Bu vaatlerin çoğu onlara...
*
(Bir parantez açıp şu notu da düşelim... Seçim neden tekrar ediliyor? 700 den fazla sandıkta kamu görevlisinin olmaması nedeniyle... Çalma, çırpma, seçmen kaydırma, sahte liste düzenleme yok... Kural hatası nedeniyle sandığa gidiyoruz... O halde bu seçimde sadece 31 Mart’ta sandığa gidenlerin oy kullanması gerekmez mi? Amaç oy verenlerin oyunu bir daha sayıp seçmen iradesinin tam anlamıyla yansımasını sağlamak değil mi?
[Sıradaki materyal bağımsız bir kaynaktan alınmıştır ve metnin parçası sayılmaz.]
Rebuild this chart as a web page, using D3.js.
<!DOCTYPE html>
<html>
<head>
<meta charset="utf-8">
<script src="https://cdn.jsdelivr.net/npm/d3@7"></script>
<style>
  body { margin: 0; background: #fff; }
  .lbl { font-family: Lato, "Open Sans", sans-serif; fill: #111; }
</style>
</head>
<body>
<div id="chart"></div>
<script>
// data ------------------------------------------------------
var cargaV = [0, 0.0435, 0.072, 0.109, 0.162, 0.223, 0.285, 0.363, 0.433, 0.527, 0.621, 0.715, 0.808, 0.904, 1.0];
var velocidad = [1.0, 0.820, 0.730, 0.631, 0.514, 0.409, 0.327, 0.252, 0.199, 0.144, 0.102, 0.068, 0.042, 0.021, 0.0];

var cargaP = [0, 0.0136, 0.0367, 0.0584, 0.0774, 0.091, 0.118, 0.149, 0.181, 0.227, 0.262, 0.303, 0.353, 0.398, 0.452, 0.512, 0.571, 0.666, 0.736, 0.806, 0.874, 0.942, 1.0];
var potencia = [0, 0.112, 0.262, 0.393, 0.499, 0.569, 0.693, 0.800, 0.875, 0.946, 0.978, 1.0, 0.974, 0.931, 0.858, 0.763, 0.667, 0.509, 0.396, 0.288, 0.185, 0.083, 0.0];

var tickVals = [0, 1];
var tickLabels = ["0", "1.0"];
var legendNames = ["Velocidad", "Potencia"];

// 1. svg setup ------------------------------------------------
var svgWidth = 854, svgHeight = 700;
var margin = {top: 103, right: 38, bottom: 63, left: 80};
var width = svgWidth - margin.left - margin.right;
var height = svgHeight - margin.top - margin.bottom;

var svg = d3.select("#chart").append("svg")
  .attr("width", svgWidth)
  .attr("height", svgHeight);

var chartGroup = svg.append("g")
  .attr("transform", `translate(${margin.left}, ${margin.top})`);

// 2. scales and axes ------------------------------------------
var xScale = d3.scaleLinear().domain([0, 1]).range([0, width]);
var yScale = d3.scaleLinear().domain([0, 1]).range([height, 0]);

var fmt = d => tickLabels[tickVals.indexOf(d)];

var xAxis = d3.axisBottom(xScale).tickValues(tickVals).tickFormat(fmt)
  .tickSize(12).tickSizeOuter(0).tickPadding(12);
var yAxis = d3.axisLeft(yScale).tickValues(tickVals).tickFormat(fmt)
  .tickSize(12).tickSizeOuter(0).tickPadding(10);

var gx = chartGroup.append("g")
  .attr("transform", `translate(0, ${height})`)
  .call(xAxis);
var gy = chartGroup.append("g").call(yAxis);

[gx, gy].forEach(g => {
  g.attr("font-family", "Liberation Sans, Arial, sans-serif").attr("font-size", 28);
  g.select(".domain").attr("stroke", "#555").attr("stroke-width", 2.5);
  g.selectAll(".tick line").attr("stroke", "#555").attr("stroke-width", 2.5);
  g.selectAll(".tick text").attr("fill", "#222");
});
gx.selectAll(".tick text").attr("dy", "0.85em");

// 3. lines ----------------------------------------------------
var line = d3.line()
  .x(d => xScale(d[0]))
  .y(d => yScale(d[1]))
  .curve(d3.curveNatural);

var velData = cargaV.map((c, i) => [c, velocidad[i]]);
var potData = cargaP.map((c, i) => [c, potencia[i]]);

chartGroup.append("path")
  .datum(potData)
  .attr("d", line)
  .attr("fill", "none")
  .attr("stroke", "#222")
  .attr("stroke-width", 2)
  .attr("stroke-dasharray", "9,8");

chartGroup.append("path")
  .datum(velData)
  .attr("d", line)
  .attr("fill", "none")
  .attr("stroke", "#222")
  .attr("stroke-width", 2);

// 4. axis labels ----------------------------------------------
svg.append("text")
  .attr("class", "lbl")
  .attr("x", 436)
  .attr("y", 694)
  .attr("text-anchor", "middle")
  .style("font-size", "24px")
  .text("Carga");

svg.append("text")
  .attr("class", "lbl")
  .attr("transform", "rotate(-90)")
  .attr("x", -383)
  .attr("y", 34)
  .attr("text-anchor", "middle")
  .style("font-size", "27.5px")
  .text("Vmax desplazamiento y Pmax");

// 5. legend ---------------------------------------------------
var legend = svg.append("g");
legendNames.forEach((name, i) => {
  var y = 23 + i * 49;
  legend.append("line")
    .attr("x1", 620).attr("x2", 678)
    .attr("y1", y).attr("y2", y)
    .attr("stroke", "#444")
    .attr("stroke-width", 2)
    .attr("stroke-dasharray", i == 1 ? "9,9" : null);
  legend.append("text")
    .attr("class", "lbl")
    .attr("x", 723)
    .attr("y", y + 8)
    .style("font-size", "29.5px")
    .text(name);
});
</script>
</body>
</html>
Seçimin tekrarı bunun için!.. Oy verenlerin oyu bir daha sayılsın diye... 31 Mart’ta oy vermeyenler kendilerini maçın dışına atmışlar... Seçim bizi ilgilendirmiyor demişler... Tercihlerini böyle yapmışlar... Onların bu seçimde oy kullanmaması gerekir...
Çünkü; bu yeni bir seçim değil, 31 Mart’ın devamı...
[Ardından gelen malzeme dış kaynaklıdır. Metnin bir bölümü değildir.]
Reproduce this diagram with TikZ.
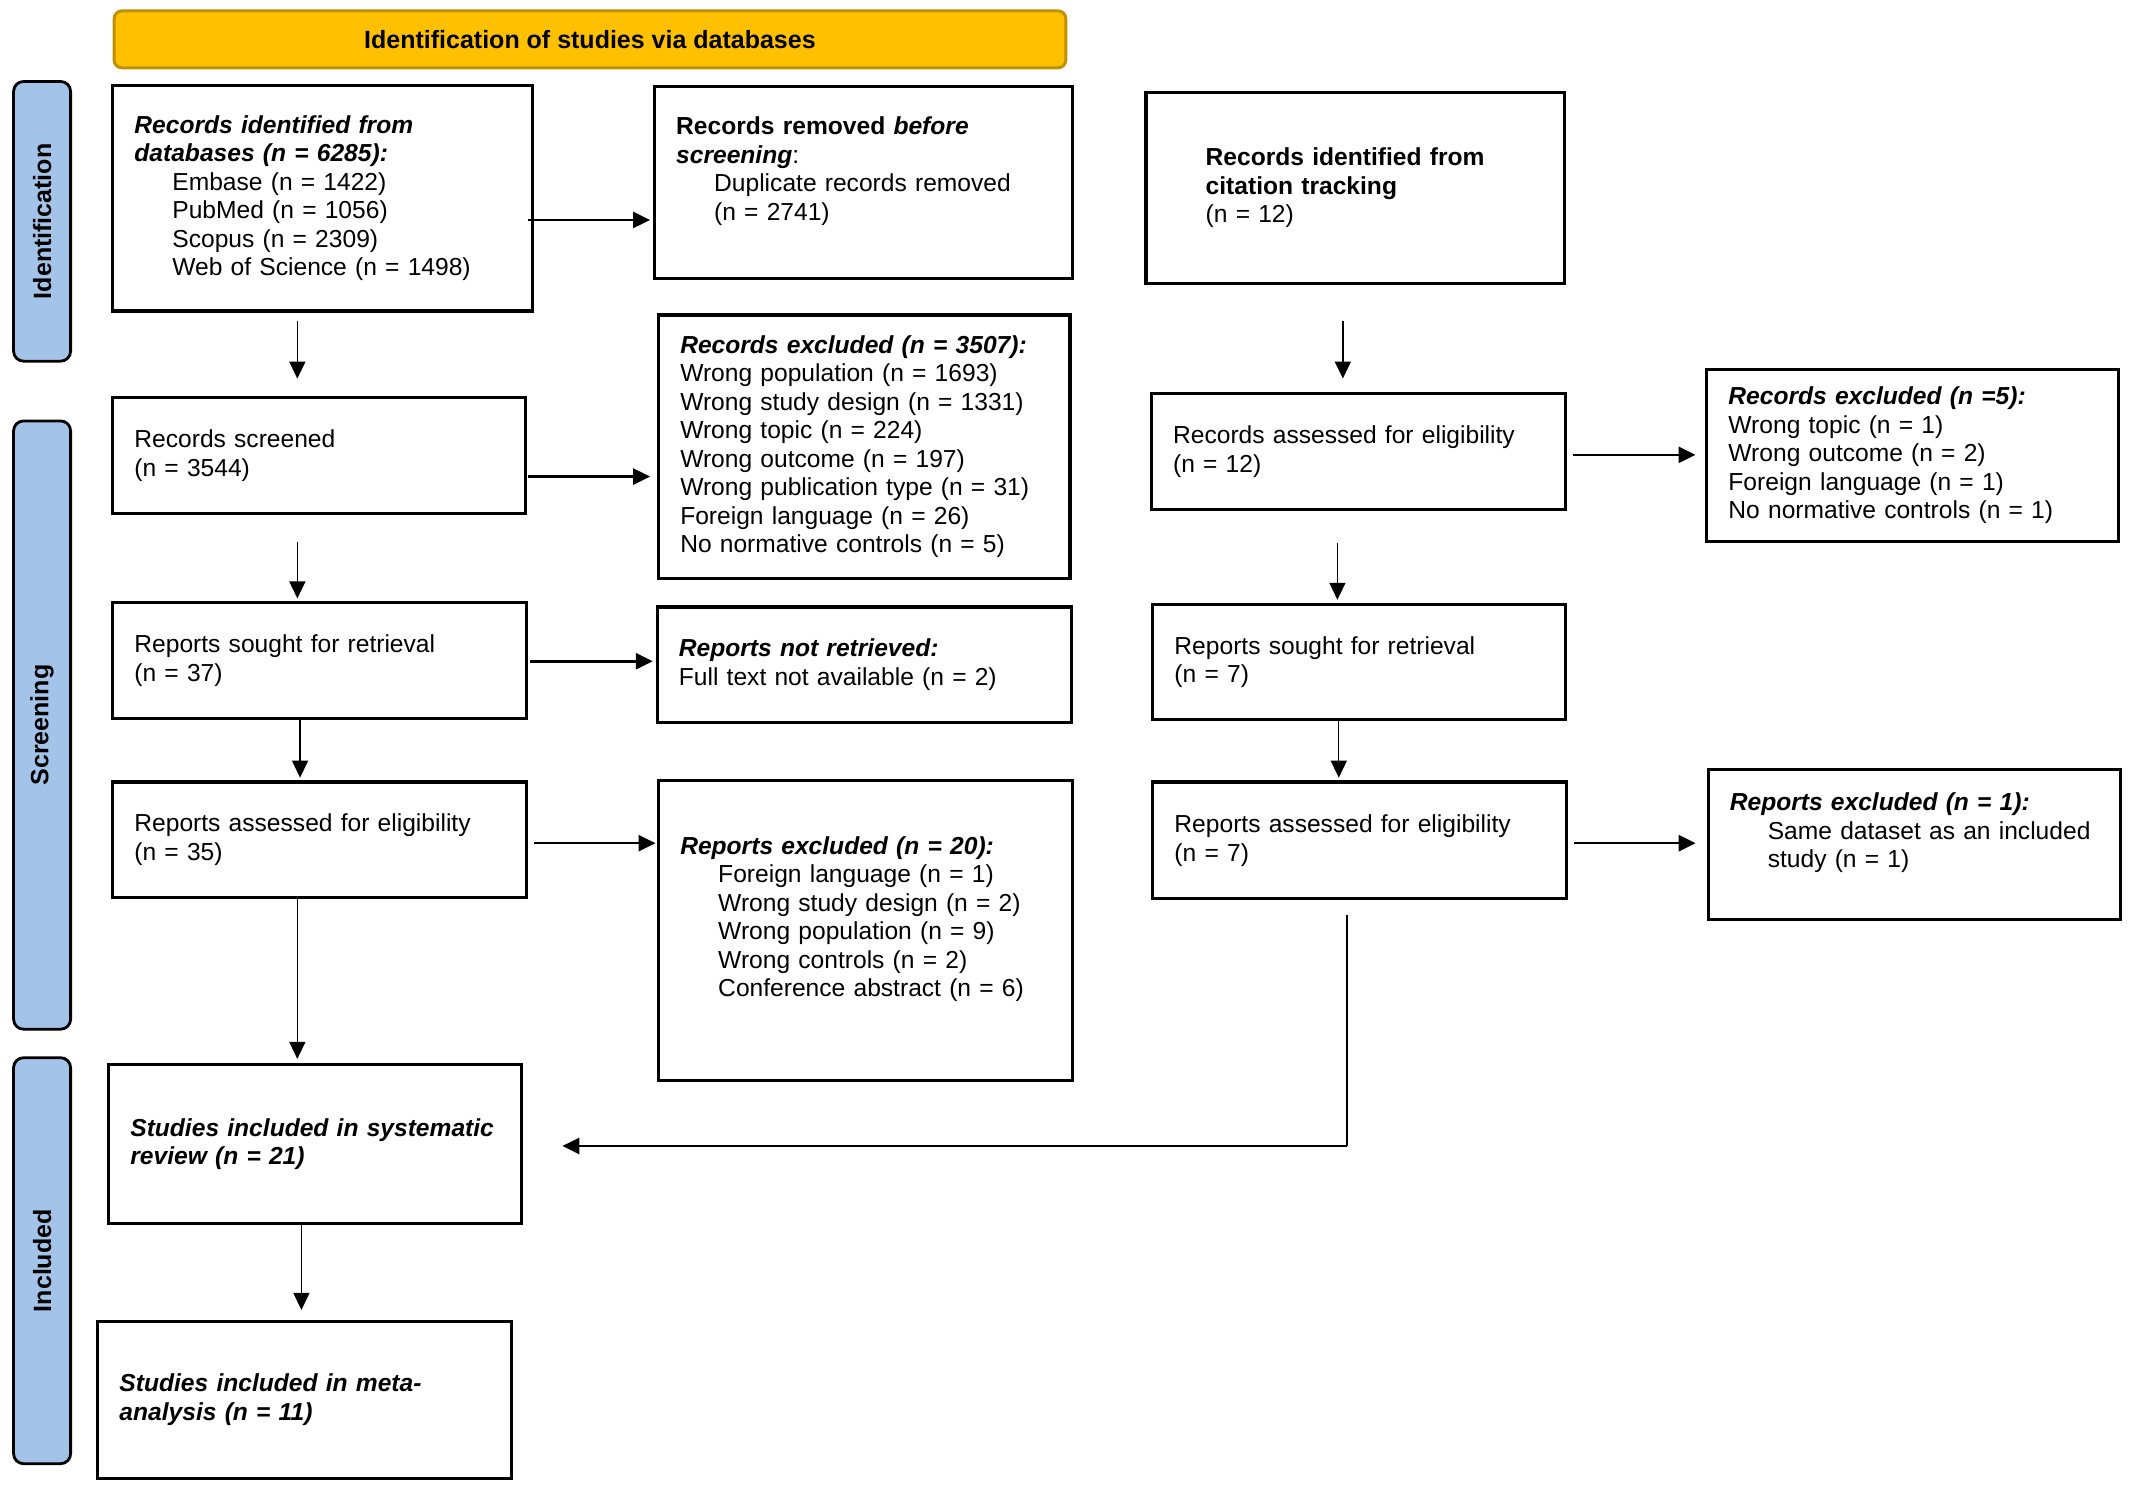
\documentclass[tikz,border=0pt]{standalone}
\usepackage{fontspec}
\setmainfont{Liberation Sans}
\usepackage{tikz}
\usetikzlibrary{calc,shapes,arrows.meta}
\newcommand{\dpx}{0.679pt}
\newcommand{\indt}{\hspace*{19pt}}
\definecolor{bannergold}{HTML}{FFC000}
\definecolor{bannerrim}{HTML}{BF9000}
\definecolor{phaseblue}{HTML}{A4C3E8}

\begin{document}
\begin{tikzpicture}[x=\dpx,y=-\dpx,
    box/.style 2 args={draw, line width=1.6pt, align=left, inner xsep=16*\dpx, inner ysep=0pt,
        minimum width=#1*\dpx, minimum height=#2*\dpx,
        /utils/exec={\pgfmathsetlengthmacro\boxtw{(#1-32)*0.679pt}}, text width=\boxtw,
        font=\fontsize{12.3}{14.26}\selectfont},
    phase/.style={draw, line width=1.4pt, fill=phaseblue, rounded corners=5pt, rotate=90,
        minimum width=#1*\dpx, minimum height=42*\dpx, inner sep=0pt,
        font=\bfseries\fontsize{12.5}{14}\selectfont},
    banner/.style={draw=bannerrim, fill=bannergold, line width=1.5pt, rounded corners=4pt,
        minimum width=701*\dpx, minimum height=42*\dpx, inner sep=0pt,
        font=\bfseries\fontsize{12.5}{14}\selectfont},
    harrow/.style={line width=1.3pt, -{Triangle[length=8.5pt,width=8pt]}},
    varrow/.style={line width=0.7pt, -{Triangle[length=8.5pt,width=8pt]}}]
    \useasboundingbox (0,0) rectangle (1568,1094);

    \node[banner] (top) at (434.5,29) {Identification of studies via databases};
    \node[phase=206] (idn) at (31,163) {Identification};
    \node[phase=448] (scr) at (31,534) {Screening};
    \node[phase=299] (inc) at (31,928.5) {Included};

    \node[box={309}{166}] (dbrec) at (237.5,146) {\textbf{\textit{Records identified from}}\\
        \textbf{\textit{databases (n = 6285):}}\\ \indt Embase (n = 1422)\\ \indt PubMed (n = 1056)\\
        \indt Scopus (n = 2309)\\ \indt Web of Science (n = 1498)};
    \node[box={308}{141}] (dup) at (636,134.5) {\textbf{Records removed \textit{before}}\\
        \textbf{\textit{screening}}:\\ \indt Duplicate records removed\\ \indt (n = 2741)\\ ~};
    \node[box={308}{141}, inner xsep=44*\dpx, text width=149.4pt] (cite) at (998,138.5)
        {\textbf{Records identified from}\\ \textbf{citation tracking}\\ (n = 12)};

    \node[box={304}{85}] (scrn) at (235,335.5) {Records screened\\ (n = 3544)};
    \node[box={303}{194}] (recex) at (636.5,329) {\textbf{\textit{Records excluded (n = 3507):}}\\
        Wrong population (n = 1693)\\ Wrong study design (n = 1331)\\ Wrong topic (n = 224)\\
        Wrong outcome (n = 197)\\ Wrong publication type (n = 31)\\ Foreign language (n = 26)\\
        No normative controls (n = 5)};
    \node[box={305}{85}] (citelig) at (1000.5,332.5) {Records assessed for eligibility\\ (n = 12)};
    \node[box={303}{127}] (citex) at (1408.5,335.5) {\textbf{\textit{Records excluded (n =5):}}\\
        Wrong topic (n = 1)\\ Wrong outcome (n = 2)\\ Foreign language (n = 1)\\
        No normative controls (n = 1)};

    \node[box={305}{85}] (seek) at (235.5,486.5) {Reports sought for retrieval\\ (n = 37)};
    \node[box={305}{85}] (notret) at (636.5,489.5) {\textbf{\textit{Reports not retrieved:}}\\
        Full text not available (n = 2)};
    \node[box={304}{85}] (citeseek) at (1001,487.5) {Reports sought for retrieval\\ (n = 7)};

    \node[box={305}{85}] (elig) at (235.5,618.5) {Reports assessed for eligibility\\ (n = 35)};
    \node[box={305}{221}] (repex) at (637.5,685.5) {\textbf{\textit{Reports excluded (n = 20):}}\\
        \indt Foreign language (n = 1)\\ \indt Wrong study design (n = 2)\\
        \indt Wrong population (n = 9)\\ \indt Wrong controls (n = 2)\\
        \indt Conference abstract (n = 6)\\ ~};
    \node[box={305}{86}] (citeassess) at (1001.5,619) {Reports assessed for eligibility\\ (n = 7)};
    \node[box={304}{110}] (citerepex) at (1410,622) {\textbf{\textit{Reports excluded (n = 1):}}\\
        \indt Same dataset as an included\\ \indt study (n = 1)\\ ~};

    \node[box={304}{117}] (sysrev) at (232,842.5) {\textbf{\textit{Studies included in systematic}}\\
        \textbf{\textit{review (n = 21)}}};
    \node[box={305}{116}] (meta) at (224.5,1031) {\textbf{\textit{Studies included in meta-}}\\
        \textbf{\textit{analysis (n = 11)}}};

    \draw[harrow, shorten >=1.4pt] ($(dbrec.east)+(-4,16)$) coordinate (ab) -- (dup.west |- ab);
    \draw[varrow, shorten >=8.8pt] ($(dbrec.south)+(-18.5,6)$) coordinate (ad) -- (scrn.north -| ad);
    \draw[harrow, shorten >=3.4pt] ($(scrn.east)+(1,15.5)$) coordinate (de) -- (recex.west |- de);
    \draw[varrow, shorten >=1.4pt] ($(scrn.south)+(-16,20)$) coordinate (dh) -- (seek.north -| dh);
    \draw[harrow, shorten >=1.4pt] ($(seek.east)+(1,0.5)$) coordinate (hi) -- (notret.west |- hi);
    \draw[varrow, shorten >=1.4pt] ($(seek.south)+(-14.5,0)$) coordinate (hk) -- (elig.north -| hk);
    \draw[harrow, shorten >=0.7pt] ($(elig.east)+(4,2.5)$) coordinate (kl) -- (repex.west |- kl);
    \draw[varrow, shorten >=2pt] ($(elig.south)+(-16.5,0)$) coordinate (ko) -- (sysrev.north -| ko);
    \draw[varrow, shorten >=4.8pt] ($(sysrev.south)+(-10,0)$) coordinate (op) -- (meta.north -| op);
    \draw[varrow, shorten >=6.8pt] ($(cite.south)+(-9,26)$) coordinate (cf) -- (citelig.north -| cf);
    \draw[harrow, shorten >=4.8pt] ($(citelig.east)+(4,2.5)$) coordinate (fg) -- (citex.west |- fg);
    \draw[varrow, shorten >=1.4pt] ($(citelig.south)+(-15.5,24)$) coordinate (fj) -- (citeseek.north -| fj);
    \draw[varrow, shorten >=1.4pt] ($(citeseek.south)+(-15,0)$) coordinate (jm) -- (citeassess.north -| jm);
    \draw[harrow, shorten >=5.4pt] ($(citeassess.east)+(4,2)$) coordinate (mn) -- (citerepex.west |- mn);
    \coordinate (oin) at ($(sysrev.east)+(0,1.5)$);
    \draw[line width=0.6pt] ($(citeassess.south)+(-9.5,11)$) coordinate (mo) -- (mo |- oin) coordinate (turn);
    \draw[harrow, shorten >=19.7pt] (turn) -- (oin);
\end{tikzpicture}
\end{document}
Çünkü; onlar oy kullanırlarsa seçimin bir bölümüne katılıp bir bölümüne katılmamış olacaklar...
Çünkü; onlar oy kullanırsa yarım seçmen olacaklar. Sadece Büyükşehir için sandığa giden ayrıcalıklı seçmen sayılacaklar)
*
Binali Bey’in son dakika vaatleri 31 Mart’ta sandığa gitmeyen seçmene cazip gelir mi bilmiyorum ama iktidardaki parti adayının yapmak yerine vaat etmesi de tuhaf değil mi?
Yapacak güçleri olup da yapmamaları...
Yıllardır İstanbul’u yönetiyorlardı yapsalardı demeyeceğim... Şimdi bile yapabilirler... Nasıl İmamoğlu’ndan rol çalmak için öğrencilerin ulaşım ücretlerini indirdilerse bunları da yapabilirler...
Yoksa yapmak yerine vaat etmek daha mı cazip? Daha mı karlı? Daha mı kolay?